Transcribe all of the records word for word, but omit the pictures.

Charts and diagrams as code:
——————————

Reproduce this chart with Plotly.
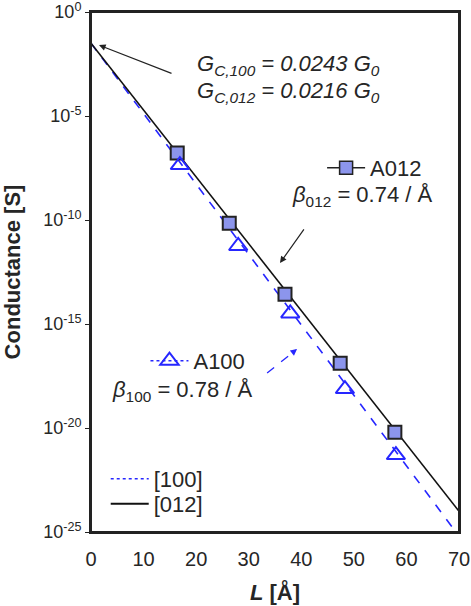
import plotly.graph_objects as go

# ---- data ----
L_A012 = [16.4, 26.3, 36.9, 47.4, 57.8]
logG_A012 = [-6.78, -10.16, -13.57, -16.89, -20.2]
L_A100 = [16.9, 28.0, 37.9, 48.3, 58.0]
logG_A100 = [-7.36, -11.25, -14.49, -18.13, -21.3]
L_fit = [0, 70]
logG_fit_012 = [-1.5, -24.0]
logG_fit_100 = [-1.5, -25.2]
ytick_exp = [0, -5, -10, -15, -20, -25]
xtick_vals = [0, 10, 20, 30, 40, 50, 60, 70]

G_A012 = [10 ** v for v in logG_A012]
G_A100 = [10 ** v for v in logG_A100]
G_fit_012 = [10 ** v for v in logG_fit_012]
G_fit_100 = [10 ** v for v in logG_fit_100]

FONT = "Arial, Liberation Sans, sans-serif"
TXT = "#262626"
BLUE = "#2626ff"
SQFILL = "#8c95ec"

fig = go.Figure()

# fit lines
fig.add_trace(go.Scatter(x=L_fit, y=G_fit_100, mode="lines", showlegend=False,
                         line=dict(color=BLUE, width=1.6, dash="dash")))
fig.add_trace(go.Scatter(x=L_fit, y=G_fit_012, mode="lines", showlegend=False,
                         line=dict(color="#111111", width=1.6)))
# data markers
fig.add_trace(go.Scatter(x=L_A012, y=G_A012, mode="markers", showlegend=False,
                         marker=dict(symbol="square", size=13, color=SQFILL,
                                     line=dict(color="#222222", width=2))))
fig.add_trace(go.Scatter(x=L_A100, y=G_A100, mode="markers", showlegend=False,
                         marker=dict(symbol="triangle-up-open", size=16, color=BLUE,
                                     line=dict(color=BLUE, width=2))))

# legend-only entries
fig.add_trace(go.Scatter(x=[None], y=[None], mode="lines+markers", name="A012", legend="legend",
                         line=dict(color="#222222", width=1.6),
                         marker=dict(symbol="square", size=13, color=SQFILL,
                                     line=dict(color="#222222", width=1.5))))
fig.add_trace(go.Scatter(x=[None], y=[None], mode="lines+markers", name="A100", legend="legend2",
                         line=dict(color=BLUE, width=1.6, dash="dot"),
                         marker=dict(symbol="triangle-up-open", size=16, color=BLUE,
                                     line=dict(color=BLUE, width=2))))
fig.add_trace(go.Scatter(x=[None], y=[None], mode="lines", name="[100]", legend="legend3",
                         line=dict(color=BLUE, width=1.6, dash="dot")))
fig.add_trace(go.Scatter(x=[None], y=[None], mode="lines", name="[012]", legend="legend4",
                         line=dict(color="#111111", width=2)))

def leg(x, y):
    return dict(x=x, y=y, xanchor="left", yanchor="middle", bgcolor="rgba(0,0,0,0)",
                font=dict(family=FONT, size=22, color=TXT), itemwidth=38, tracegroupgap=0)

annos = [
    dict(x=19.8, y=-2.55, xref="x", yref="y", xanchor="left", yanchor="middle", showarrow=False,
         text="<i>G<sub>C,100</sub> = 0.0243 G<sub>0</sub></i>", font=dict(family=FONT, size=22, color=TXT)),
    dict(x=19.8, y=-3.85, xref="x", yref="y", xanchor="left", yanchor="middle", showarrow=False,
         text="<i>G<sub>C,012</sub> = 0.0216 G<sub>0</sub></i>", font=dict(family=FONT, size=22, color=TXT)),
    dict(x=37.9, y=-8.85, xref="x", yref="y", xanchor="left", yanchor="middle", showarrow=False,
         text="<i>β</i><sub>012</sub> = 0.74 / Å", font=dict(family=FONT, size=22, color=TXT)),
    dict(x=3.6, y=-18.2, xref="x", yref="y", xanchor="left", yanchor="middle", showarrow=False,
         text="<i>β</i><sub>100</sub> = 0.78 / Å", font=dict(family=FONT, size=22, color=TXT)),
    # arrows
    dict(x=1.52, y=-1.59, ax=15.6, ay=-2.98, xref="x", yref="y", axref="x", ayref="y",
         showarrow=True, arrowhead=2, arrowsize=1.1, arrowwidth=1.2, arrowcolor="#222222", text=""),
    dict(x=35.95, y=-12.07, ax=40.7, ay=-10.38, xref="x", yref="y", axref="x", ayref="y",
         showarrow=True, arrowhead=2, arrowsize=1.1, arrowwidth=1.2, arrowcolor="#222222", text=""),
    dict(x=39.2, y=-16.2, ax=38.4, ay=-16.36, xref="x", yref="y", axref="x", ayref="y",
         showarrow=True, arrowhead=2, arrowsize=1.1, arrowwidth=1.2, arrowcolor=BLUE, text=""),
]

shapes = [
    dict(type="line", xref="x", yref="y", x0=33.5, y0=10 ** -17.36, x1=38.9, y1=10 ** -16.26,
         line=dict(color=BLUE, width=1.3, dash="dash")),
    dict(type="rect", xref="paper", yref="paper", x0=0, y0=0, x1=1, y1=1, layer="above",
         line=dict(color="#222222", width=2), fillcolor="rgba(0,0,0,0)"),
]

fig.update_layout(
    width=471, height=606,
    margin=dict(l=91, r=12, t=12, b=74),
    paper_bgcolor="white", plot_bgcolor="white",
    font=dict(family=FONT, color=TXT),
    showlegend=True,
    legend=leg(0.628, 0.70),
    legend2=leg(0.148, 0.329),
    legend3=leg(0.04, 0.102),
    legend4=leg(0.04, 0.054),
    annotations=annos,
    shapes=shapes,
    xaxis=dict(range=[0, 70], tickvals=xtick_vals, ticks="", showgrid=False, zeroline=False,
               automargin=False, ticklabelstandoff=8, ticklabeloverflow="allow",
               showline=True, mirror=True, linecolor="#222222", linewidth=2,
               tickfont=dict(family=FONT, size=20, color=TXT),
               title=dict(text="<b><i>L</i> [Å]</b>", font=dict(family=FONT, size=22, color=TXT), standoff=16)),
    yaxis=dict(type="log", range=[-25, 0], tickvals=[10 ** e for e in ytick_exp],
               ticktext=["10<sup>%d</sup>" % e for e in ytick_exp],
               automargin=False, ticklabeloverflow="allow",
               ticks="outside", ticklen=4, tickcolor="#222222", showgrid=False, zeroline=False,
               showline=True, mirror=True, linecolor="#222222", linewidth=2,
               tickfont=dict(family=FONT, size=18, color=TXT),
               title=dict(text="<b>Conductance [S]</b>", font=dict(family=FONT, size=22, color=TXT), standoff=16)),
)

fig.write_html("out.html")
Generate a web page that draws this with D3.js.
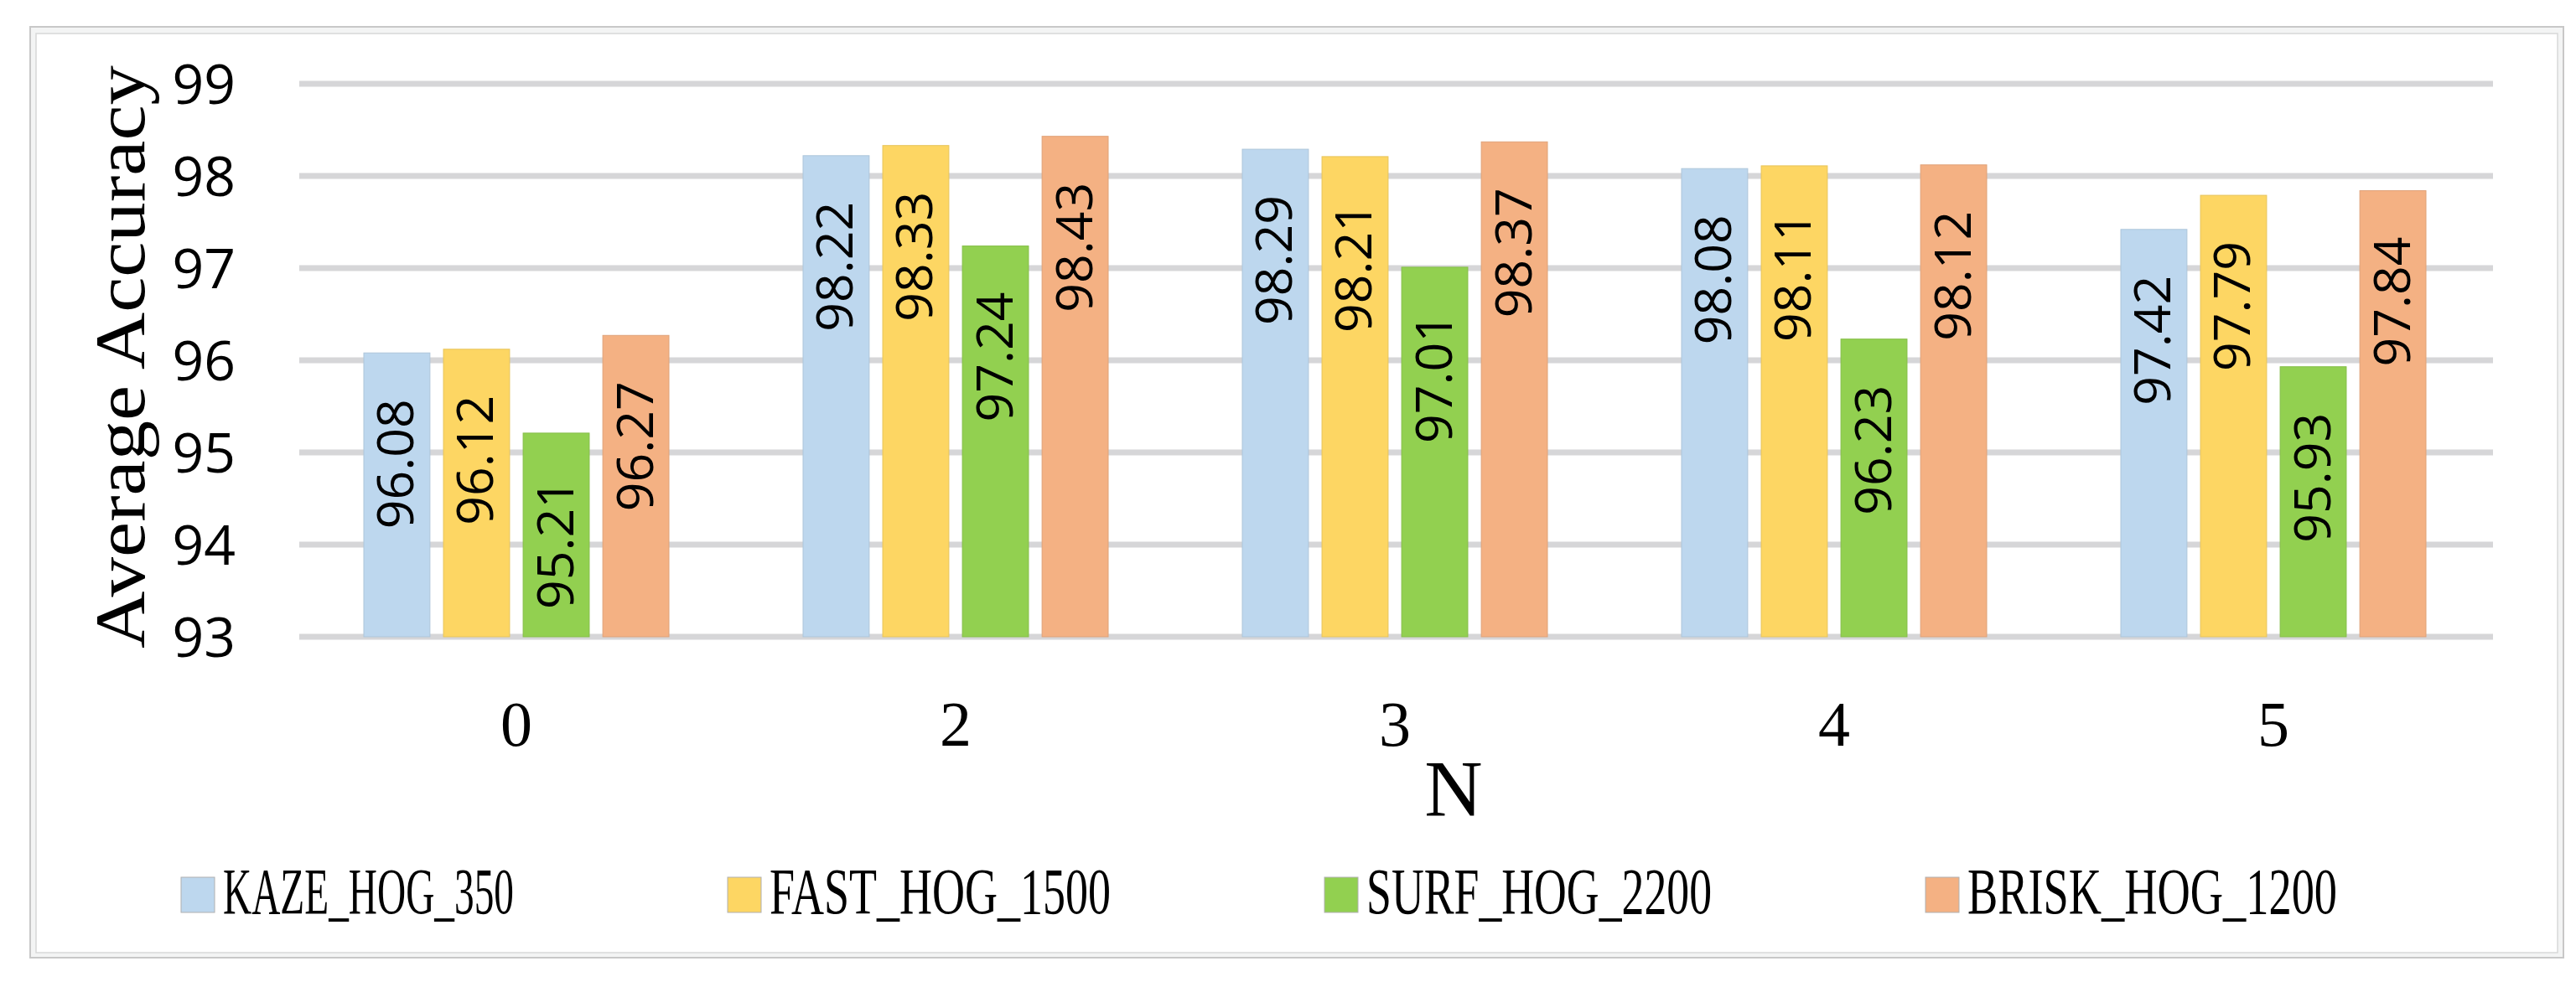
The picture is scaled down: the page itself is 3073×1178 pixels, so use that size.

——————————

(The response)
Reproduce this chart with Plotly.
import plotly.graph_objects as go

# ---- data ----
L_A012 = [16.4, 26.3, 36.9, 47.4, 57.8]
logG_A012 = [-6.78, -10.16, -13.57, -16.89, -20.2]
L_A100 = [16.9, 28.0, 37.9, 48.3, 58.0]
logG_A100 = [-7.36, -11.25, -14.49, -18.13, -21.3]
L_fit = [0, 70]
logG_fit_012 = [-1.5, -24.0]
logG_fit_100 = [-1.5, -25.2]
ytick_exp = [0, -5, -10, -15, -20, -25]
xtick_vals = [0, 10, 20, 30, 40, 50, 60, 70]

G_A012 = [10 ** v for v in logG_A012]
G_A100 = [10 ** v for v in logG_A100]
G_fit_012 = [10 ** v for v in logG_fit_012]
G_fit_100 = [10 ** v for v in logG_fit_100]

FONT = "Arial, Liberation Sans, sans-serif"
TXT = "#262626"
BLUE = "#2626ff"
SQFILL = "#8c95ec"

fig = go.Figure()

# fit lines
fig.add_trace(go.Scatter(x=L_fit, y=G_fit_100, mode="lines", showlegend=False,
                         line=dict(color=BLUE, width=1.6, dash="dash")))
fig.add_trace(go.Scatter(x=L_fit, y=G_fit_012, mode="lines", showlegend=False,
                         line=dict(color="#111111", width=1.6)))
# data markers
fig.add_trace(go.Scatter(x=L_A012, y=G_A012, mode="markers", showlegend=False,
                         marker=dict(symbol="square", size=13, color=SQFILL,
                                     line=dict(color="#222222", width=2))))
fig.add_trace(go.Scatter(x=L_A100, y=G_A100, mode="markers", showlegend=False,
                         marker=dict(symbol="triangle-up-open", size=16, color=BLUE,
                                     line=dict(color=BLUE, width=2))))

# legend-only entries
fig.add_trace(go.Scatter(x=[None], y=[None], mode="lines+markers", name="A012", legend="legend",
                         line=dict(color="#222222", width=1.6),
                         marker=dict(symbol="square", size=13, color=SQFILL,
                                     line=dict(color="#222222", width=1.5))))
fig.add_trace(go.Scatter(x=[None], y=[None], mode="lines+markers", name="A100", legend="legend2",
                         line=dict(color=BLUE, width=1.6, dash="dot"),
                         marker=dict(symbol="triangle-up-open", size=16, color=BLUE,
                                     line=dict(color=BLUE, width=2))))
fig.add_trace(go.Scatter(x=[None], y=[None], mode="lines", name="[100]", legend="legend3",
                         line=dict(color=BLUE, width=1.6, dash="dot")))
fig.add_trace(go.Scatter(x=[None], y=[None], mode="lines", name="[012]", legend="legend4",
                         line=dict(color="#111111", width=2)))

def leg(x, y):
    return dict(x=x, y=y, xanchor="left", yanchor="middle", bgcolor="rgba(0,0,0,0)",
                font=dict(family=FONT, size=22, color=TXT), itemwidth=38, tracegroupgap=0)

annos = [
    dict(x=19.8, y=-2.55, xref="x", yref="y", xanchor="left", yanchor="middle", showarrow=False,
         text="<i>G<sub>C,100</sub> = 0.0243 G<sub>0</sub></i>", font=dict(family=FONT, size=22, color=TXT)),
    dict(x=19.8, y=-3.85, xref="x", yref="y", xanchor="left", yanchor="middle", showarrow=False,
         text="<i>G<sub>C,012</sub> = 0.0216 G<sub>0</sub></i>", font=dict(family=FONT, size=22, color=TXT)),
    dict(x=37.9, y=-8.85, xref="x", yref="y", xanchor="left", yanchor="middle", showarrow=False,
         text="<i>β</i><sub>012</sub> = 0.74 / Å", font=dict(family=FONT, size=22, color=TXT)),
    dict(x=3.6, y=-18.2, xref="x", yref="y", xanchor="left", yanchor="middle", showarrow=False,
         text="<i>β</i><sub>100</sub> = 0.78 / Å", font=dict(family=FONT, size=22, color=TXT)),
    # arrows
    dict(x=1.52, y=-1.59, ax=15.6, ay=-2.98, xref="x", yref="y", axref="x", ayref="y",
         showarrow=True, arrowhead=2, arrowsize=1.1, arrowwidth=1.2, arrowcolor="#222222", text=""),
    dict(x=35.95, y=-12.07, ax=40.7, ay=-10.38, xref="x", yref="y", axref="x", ayref="y",
         showarrow=True, arrowhead=2, arrowsize=1.1, arrowwidth=1.2, arrowcolor="#222222", text=""),
    dict(x=39.2, y=-16.2, ax=38.4, ay=-16.36, xref="x", yref="y", axref="x", ayref="y",
         showarrow=True, arrowhead=2, arrowsize=1.1, arrowwidth=1.2, arrowcolor=BLUE, text=""),
]

shapes = [
    dict(type="line", xref="x", yref="y", x0=33.5, y0=10 ** -17.36, x1=38.9, y1=10 ** -16.26,
         line=dict(color=BLUE, width=1.3, dash="dash")),
    dict(type="rect", xref="paper", yref="paper", x0=0, y0=0, x1=1, y1=1, layer="above",
         line=dict(color="#222222", width=2), fillcolor="rgba(0,0,0,0)"),
]

fig.update_layout(
    width=471, height=606,
    margin=dict(l=91, r=12, t=12, b=74),
    paper_bgcolor="white", plot_bgcolor="white",
    font=dict(family=FONT, color=TXT),
    showlegend=True,
    legend=leg(0.628, 0.70),
    legend2=leg(0.148, 0.329),
    legend3=leg(0.04, 0.102),
    legend4=leg(0.04, 0.054),
    annotations=annos,
    shapes=shapes,
    xaxis=dict(range=[0, 70], tickvals=xtick_vals, ticks="", showgrid=False, zeroline=False,
               automargin=False, ticklabelstandoff=8, ticklabeloverflow="allow",
               showline=True, mirror=True, linecolor="#222222", linewidth=2,
               tickfont=dict(family=FONT, size=20, color=TXT),
               title=dict(text="<b><i>L</i> [Å]</b>", font=dict(family=FONT, size=22, color=TXT), standoff=16)),
    yaxis=dict(type="log", range=[-25, 0], tickvals=[10 ** e for e in ytick_exp],
               ticktext=["10<sup>%d</sup>" % e for e in ytick_exp],
               automargin=False, ticklabeloverflow="allow",
               ticks="outside", ticklen=4, tickcolor="#222222", showgrid=False, zeroline=False,
               showline=True, mirror=True, linecolor="#222222", linewidth=2,
               tickfont=dict(family=FONT, size=18, color=TXT),
               title=dict(text="<b>Conductance [S]</b>", font=dict(family=FONT, size=22, color=TXT), standoff=16)),
)

fig.write_html("out.html")
Generate a web page that draws this with D3.js.
The picture is scaled down: the page itself is 3073×1178 pixels, so use that size.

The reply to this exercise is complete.